First, the pains of prison life may have been sufficiently great such that the courts made little difference. Second, the courts may have been viewed as unconnected to the appropriate functions of penal institutions. Third, the courts may be viewed as a diversionary tactic functioning to draw attention away from the pressing conditions of life at Clinton.

Whether or not a treatment orientation is workable, desirable, or possible at Clinton prison, some inmates have come to view the primary job of the institution as that of providing educational, vocational, cultural, and psychological services. Thus, Clinton is seen as hypocritical, old-fashioned, and barren with regard to these services. Monotony, authoritarianism, and the threat of force become the realities held up to the repairative ideals.

Within this frame of reference, the courts are irrelevant -- what is cooking in a hobo jungle going to teach you about getting along outside. In fact, some of these kinds of responses seemed factitious -- attempting to disparage the prison at the expense of the courts. Changing fashions in Albany or in the nation at large may make the constancy and antiquarian activities appear increasingly distasteful. The sources of deprivation are as much in ideas as in conditions, and any institution that is perceived to stand motionless in a past century is generating strain and conflict effortlessly.

A third set of responses is hostile. The courts are perceived to be the implement of anti-inmate goals. Briefly, the points of dispute are as follows:

  • First, the courts serve to fractionalize and distract the inmate population from the courses of action which may better their circumstances. In this sense, the courts are an ill-intended effort to co-opt and to colonize the inmate population.
  • Secondly, the "voluntary" character of recruitment and retention of courts members serves to underwrite de facto segregation in the yard a tactic which is seen to obscure and misdirect the appropriate objects for inmate grievances and hostilities.
  • Thirdly, the courts limit the degree to which one inmate may engage another in communication.
  • Fourth, the courts muffle the possibility for collective action by investing court members with ambivalence toward instability. In short, the courts are seen as insidious devices of the staff.
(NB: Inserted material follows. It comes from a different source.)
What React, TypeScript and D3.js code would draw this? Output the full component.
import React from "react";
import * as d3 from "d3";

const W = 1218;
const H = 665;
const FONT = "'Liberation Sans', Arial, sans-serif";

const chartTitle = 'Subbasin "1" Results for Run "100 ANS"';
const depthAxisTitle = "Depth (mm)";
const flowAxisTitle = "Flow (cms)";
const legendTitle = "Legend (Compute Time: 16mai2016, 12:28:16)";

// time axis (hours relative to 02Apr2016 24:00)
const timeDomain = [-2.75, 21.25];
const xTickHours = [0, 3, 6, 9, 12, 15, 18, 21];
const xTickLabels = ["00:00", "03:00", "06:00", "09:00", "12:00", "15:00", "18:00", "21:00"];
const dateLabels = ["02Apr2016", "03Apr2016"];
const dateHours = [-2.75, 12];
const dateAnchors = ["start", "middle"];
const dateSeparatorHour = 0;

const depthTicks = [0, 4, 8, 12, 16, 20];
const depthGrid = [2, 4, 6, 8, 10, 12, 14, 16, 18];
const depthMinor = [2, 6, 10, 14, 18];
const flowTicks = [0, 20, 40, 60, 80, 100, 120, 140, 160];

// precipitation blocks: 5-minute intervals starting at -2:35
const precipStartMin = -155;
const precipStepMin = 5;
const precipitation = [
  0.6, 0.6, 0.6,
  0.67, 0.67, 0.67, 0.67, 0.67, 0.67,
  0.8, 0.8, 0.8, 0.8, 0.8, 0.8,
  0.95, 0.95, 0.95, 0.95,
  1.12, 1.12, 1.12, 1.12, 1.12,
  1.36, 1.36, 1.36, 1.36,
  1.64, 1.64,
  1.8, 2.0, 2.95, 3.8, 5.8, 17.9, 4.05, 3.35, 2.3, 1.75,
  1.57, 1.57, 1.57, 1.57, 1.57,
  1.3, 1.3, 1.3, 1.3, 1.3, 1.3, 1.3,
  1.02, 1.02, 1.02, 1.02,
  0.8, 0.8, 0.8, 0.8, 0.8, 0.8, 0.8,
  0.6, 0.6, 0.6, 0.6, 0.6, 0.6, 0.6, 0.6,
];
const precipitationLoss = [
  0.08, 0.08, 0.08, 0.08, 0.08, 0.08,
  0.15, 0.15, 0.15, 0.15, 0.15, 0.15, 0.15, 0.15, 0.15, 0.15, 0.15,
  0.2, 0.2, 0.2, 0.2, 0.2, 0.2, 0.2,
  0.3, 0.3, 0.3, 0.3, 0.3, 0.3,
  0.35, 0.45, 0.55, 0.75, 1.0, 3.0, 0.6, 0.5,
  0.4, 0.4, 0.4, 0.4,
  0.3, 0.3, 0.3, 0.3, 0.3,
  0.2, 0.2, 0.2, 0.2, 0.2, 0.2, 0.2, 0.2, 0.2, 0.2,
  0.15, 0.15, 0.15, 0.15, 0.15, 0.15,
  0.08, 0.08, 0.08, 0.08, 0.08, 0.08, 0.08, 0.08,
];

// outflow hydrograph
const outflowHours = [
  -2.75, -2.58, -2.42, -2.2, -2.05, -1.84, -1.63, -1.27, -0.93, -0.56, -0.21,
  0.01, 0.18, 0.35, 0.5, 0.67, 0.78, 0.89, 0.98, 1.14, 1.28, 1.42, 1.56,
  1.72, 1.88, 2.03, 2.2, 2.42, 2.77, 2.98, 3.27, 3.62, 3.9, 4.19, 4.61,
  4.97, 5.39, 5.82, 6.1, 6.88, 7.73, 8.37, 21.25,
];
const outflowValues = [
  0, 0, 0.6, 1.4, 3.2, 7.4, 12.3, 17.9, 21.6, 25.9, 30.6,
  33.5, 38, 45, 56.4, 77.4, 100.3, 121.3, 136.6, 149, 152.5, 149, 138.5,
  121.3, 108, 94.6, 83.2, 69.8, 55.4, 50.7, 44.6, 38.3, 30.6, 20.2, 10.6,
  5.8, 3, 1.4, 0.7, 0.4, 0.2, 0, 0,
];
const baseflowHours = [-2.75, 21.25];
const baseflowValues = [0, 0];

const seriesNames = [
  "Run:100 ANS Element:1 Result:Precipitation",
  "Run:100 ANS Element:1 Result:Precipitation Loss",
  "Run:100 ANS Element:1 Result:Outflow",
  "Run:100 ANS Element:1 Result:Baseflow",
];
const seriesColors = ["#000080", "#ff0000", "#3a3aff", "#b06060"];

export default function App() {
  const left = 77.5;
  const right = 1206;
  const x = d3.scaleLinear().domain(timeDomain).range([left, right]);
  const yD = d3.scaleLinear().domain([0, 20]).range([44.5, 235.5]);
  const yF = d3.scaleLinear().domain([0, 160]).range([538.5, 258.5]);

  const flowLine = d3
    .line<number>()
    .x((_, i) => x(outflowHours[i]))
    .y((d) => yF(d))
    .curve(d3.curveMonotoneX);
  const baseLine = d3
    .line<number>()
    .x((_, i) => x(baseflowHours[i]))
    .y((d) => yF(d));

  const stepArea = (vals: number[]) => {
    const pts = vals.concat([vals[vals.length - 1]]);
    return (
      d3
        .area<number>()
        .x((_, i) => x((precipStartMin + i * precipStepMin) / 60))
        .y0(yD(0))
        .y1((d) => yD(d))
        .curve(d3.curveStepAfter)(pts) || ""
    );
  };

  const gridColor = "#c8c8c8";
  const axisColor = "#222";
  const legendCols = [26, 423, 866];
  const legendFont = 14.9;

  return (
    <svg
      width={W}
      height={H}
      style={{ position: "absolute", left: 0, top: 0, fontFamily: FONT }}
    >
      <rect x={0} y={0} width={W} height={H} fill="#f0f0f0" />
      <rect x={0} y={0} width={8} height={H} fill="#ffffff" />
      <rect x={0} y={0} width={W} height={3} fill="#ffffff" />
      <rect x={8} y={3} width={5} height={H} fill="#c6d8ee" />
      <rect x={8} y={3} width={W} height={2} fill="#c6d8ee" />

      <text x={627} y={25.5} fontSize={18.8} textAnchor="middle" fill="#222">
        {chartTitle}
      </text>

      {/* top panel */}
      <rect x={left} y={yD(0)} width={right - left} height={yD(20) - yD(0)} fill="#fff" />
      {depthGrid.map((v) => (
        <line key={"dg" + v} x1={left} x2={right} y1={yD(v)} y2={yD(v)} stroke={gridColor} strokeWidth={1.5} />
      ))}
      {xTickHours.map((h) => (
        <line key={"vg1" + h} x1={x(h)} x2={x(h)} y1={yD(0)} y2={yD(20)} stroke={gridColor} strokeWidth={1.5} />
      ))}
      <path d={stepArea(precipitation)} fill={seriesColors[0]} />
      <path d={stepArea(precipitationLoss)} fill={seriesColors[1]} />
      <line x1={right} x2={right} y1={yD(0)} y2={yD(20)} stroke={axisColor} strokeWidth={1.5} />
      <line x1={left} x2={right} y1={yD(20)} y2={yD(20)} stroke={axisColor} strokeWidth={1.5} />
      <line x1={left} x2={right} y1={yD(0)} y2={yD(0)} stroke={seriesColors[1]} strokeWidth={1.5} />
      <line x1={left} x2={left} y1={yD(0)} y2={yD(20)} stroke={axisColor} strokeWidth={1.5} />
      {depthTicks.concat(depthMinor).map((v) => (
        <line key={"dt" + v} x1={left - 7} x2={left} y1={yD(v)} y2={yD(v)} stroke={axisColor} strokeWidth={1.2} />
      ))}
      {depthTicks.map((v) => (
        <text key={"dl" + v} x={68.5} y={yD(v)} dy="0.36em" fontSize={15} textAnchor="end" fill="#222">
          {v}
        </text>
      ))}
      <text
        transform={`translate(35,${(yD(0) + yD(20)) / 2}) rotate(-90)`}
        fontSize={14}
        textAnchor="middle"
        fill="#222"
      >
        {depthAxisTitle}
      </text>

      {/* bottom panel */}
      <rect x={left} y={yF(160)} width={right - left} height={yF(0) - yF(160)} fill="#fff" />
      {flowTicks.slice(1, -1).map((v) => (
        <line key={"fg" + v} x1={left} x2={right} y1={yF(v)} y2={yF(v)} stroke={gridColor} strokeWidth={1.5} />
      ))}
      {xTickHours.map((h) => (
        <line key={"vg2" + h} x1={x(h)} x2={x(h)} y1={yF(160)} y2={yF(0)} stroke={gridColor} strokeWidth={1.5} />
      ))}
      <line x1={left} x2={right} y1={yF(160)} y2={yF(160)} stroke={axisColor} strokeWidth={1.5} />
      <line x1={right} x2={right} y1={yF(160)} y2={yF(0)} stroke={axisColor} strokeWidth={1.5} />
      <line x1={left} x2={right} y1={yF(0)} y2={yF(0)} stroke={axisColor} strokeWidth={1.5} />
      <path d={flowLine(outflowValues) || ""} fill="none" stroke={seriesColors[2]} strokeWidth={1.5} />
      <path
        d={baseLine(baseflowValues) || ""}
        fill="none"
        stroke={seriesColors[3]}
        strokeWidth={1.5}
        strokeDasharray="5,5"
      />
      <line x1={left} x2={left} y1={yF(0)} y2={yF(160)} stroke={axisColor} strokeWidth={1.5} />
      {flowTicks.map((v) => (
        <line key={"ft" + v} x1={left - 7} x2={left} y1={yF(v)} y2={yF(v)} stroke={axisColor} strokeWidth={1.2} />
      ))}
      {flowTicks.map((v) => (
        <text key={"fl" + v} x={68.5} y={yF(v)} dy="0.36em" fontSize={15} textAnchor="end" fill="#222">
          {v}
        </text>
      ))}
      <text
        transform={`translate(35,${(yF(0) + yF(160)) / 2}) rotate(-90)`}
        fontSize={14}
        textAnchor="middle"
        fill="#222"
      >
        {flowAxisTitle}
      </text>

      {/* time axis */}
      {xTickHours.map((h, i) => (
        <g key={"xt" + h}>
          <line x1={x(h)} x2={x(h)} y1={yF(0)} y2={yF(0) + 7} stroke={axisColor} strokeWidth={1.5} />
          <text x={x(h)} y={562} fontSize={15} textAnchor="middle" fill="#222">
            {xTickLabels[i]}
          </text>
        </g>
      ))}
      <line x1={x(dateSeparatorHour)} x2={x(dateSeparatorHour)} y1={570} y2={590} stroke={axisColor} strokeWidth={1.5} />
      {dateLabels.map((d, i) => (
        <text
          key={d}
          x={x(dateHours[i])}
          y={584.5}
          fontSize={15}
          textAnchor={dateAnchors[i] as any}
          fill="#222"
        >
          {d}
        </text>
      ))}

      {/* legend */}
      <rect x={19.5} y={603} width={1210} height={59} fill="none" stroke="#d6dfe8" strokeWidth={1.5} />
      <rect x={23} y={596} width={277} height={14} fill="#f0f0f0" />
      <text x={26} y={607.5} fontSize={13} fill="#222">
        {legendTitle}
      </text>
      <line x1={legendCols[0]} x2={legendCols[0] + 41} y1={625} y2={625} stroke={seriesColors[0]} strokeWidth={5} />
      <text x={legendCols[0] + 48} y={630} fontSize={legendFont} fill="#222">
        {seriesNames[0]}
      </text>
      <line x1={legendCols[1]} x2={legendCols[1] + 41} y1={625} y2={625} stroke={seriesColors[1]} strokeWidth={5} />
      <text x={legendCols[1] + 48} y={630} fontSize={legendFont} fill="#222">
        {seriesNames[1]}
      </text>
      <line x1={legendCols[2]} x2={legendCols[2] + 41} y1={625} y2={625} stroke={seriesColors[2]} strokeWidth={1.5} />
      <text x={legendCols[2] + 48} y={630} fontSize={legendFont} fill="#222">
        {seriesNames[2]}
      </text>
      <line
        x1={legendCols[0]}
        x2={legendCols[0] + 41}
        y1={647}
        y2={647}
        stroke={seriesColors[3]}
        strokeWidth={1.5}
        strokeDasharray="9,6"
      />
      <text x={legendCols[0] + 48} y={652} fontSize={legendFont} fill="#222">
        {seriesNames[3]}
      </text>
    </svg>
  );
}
In most cases, antipathy toward the courts was coupled with broad-ranging objections to the institution as a whole. In part, these objections may have been exaggerated, in part not. One thing seems relatively certain: the operant criterion for evaluating the environment -- physical or social -- must be adjusted for the respondent and for the context.

With regard to the institution as a whole, several kinds of objections seemed to dominate. Perhaps most common were objections regarding correspondence handling practices, hair and moustache practices; sanguinary and arbitrary punishment; religious persecution; sentencing disparities; differential treatment, lack of correctional programs; intransigent administration.
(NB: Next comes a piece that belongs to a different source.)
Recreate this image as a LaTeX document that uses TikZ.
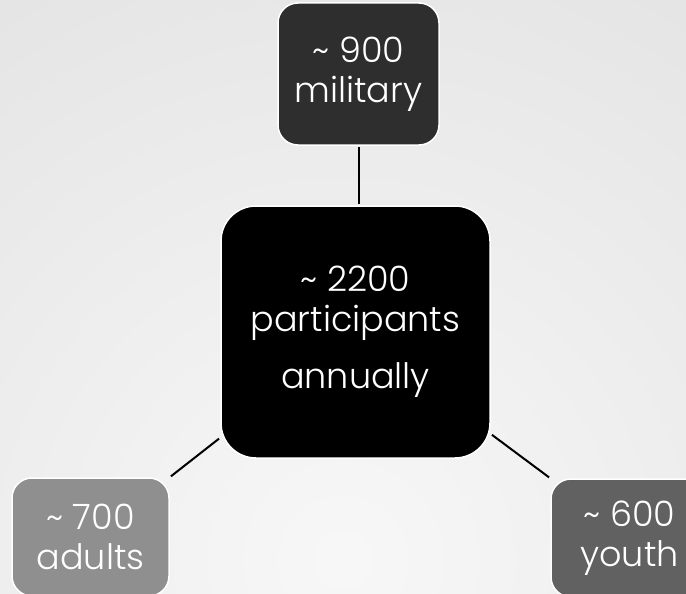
\documentclass[tikz,border=0pt]{standalone}
\usepackage{fontspec}
\IfFontExistsTF{Poppins Light}{\setmainfont{Poppins Light}}{\setmainfont{Poppins}}
\begin{document}
\begin{tikzpicture}[x=1pt,y=-1pt,
  box/.style={draw=white,line width=1.5pt,rounded corners=20pt,text=white,
    inner sep=0pt,align=center,font=\fontsize{35}{40}\selectfont},
  conn/.style={black,line width=2pt,shorten <=1.5pt,shorten >=1.5pt}]
\useasboundingbox (0,0) rectangle (686,594);
\begin{scope}
\clip (0,0) rectangle (686,594);
\fill[inner color=black!3,outer color=black!13] (343,560) circle (900);
\node[box,fill=black!82,minimum width=161pt,minimum height=142pt] (top) at (358.5,74) {\char"007E{} 900\\military};
\node[box,fill=black,rounded corners=35pt,minimum width=269pt,minimum height=252pt] (center) at (355.5,332) {\char"007E{} 2200\\participants\\[17pt]annually};
\node[box,fill=black!44,minimum width=157pt,minimum height=118pt] (bl) at (90.5,537) {\char"007E{} 700\\adults};
\node[box,fill=black!62,minimum width=157pt,minimum height=118pt] (br) at (629.5,538) {\char"007E{} 600\\youth};
\end{scope}
\draw[conn] (top.south) -- (top.south |- center.north);
\draw[conn] (bl.north east) -- (center.218);
\draw[conn] (br.north west) -- (center.-37);
\end{tikzpicture}
\end{document}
All of these objections are a single objection to the extent that they each imply a code or rule which is perceived to be regularly violated by the staff: selective enforcement of prison rules; selective punishment of violators; sanguinary punishments; failure to follow state policies; failure to meet state standards. Beyond these specific complaints there lay the sense that the institution itself had incompatible images in which helping goals were for public consumption and custodial goals for the inmates.

Little personal hostility was generated toward the guard force -- most prisoners I talked to felt that they were there, too, to put in their time (and pick up their paycheck). To be sure, the largely local guard force was seen as distant from the largely urban inmate population. This however, may not have generated hostility in and of itself -- the sheer distance between the two may have served to lessen rather than increase conflict in all but ideological or political cases.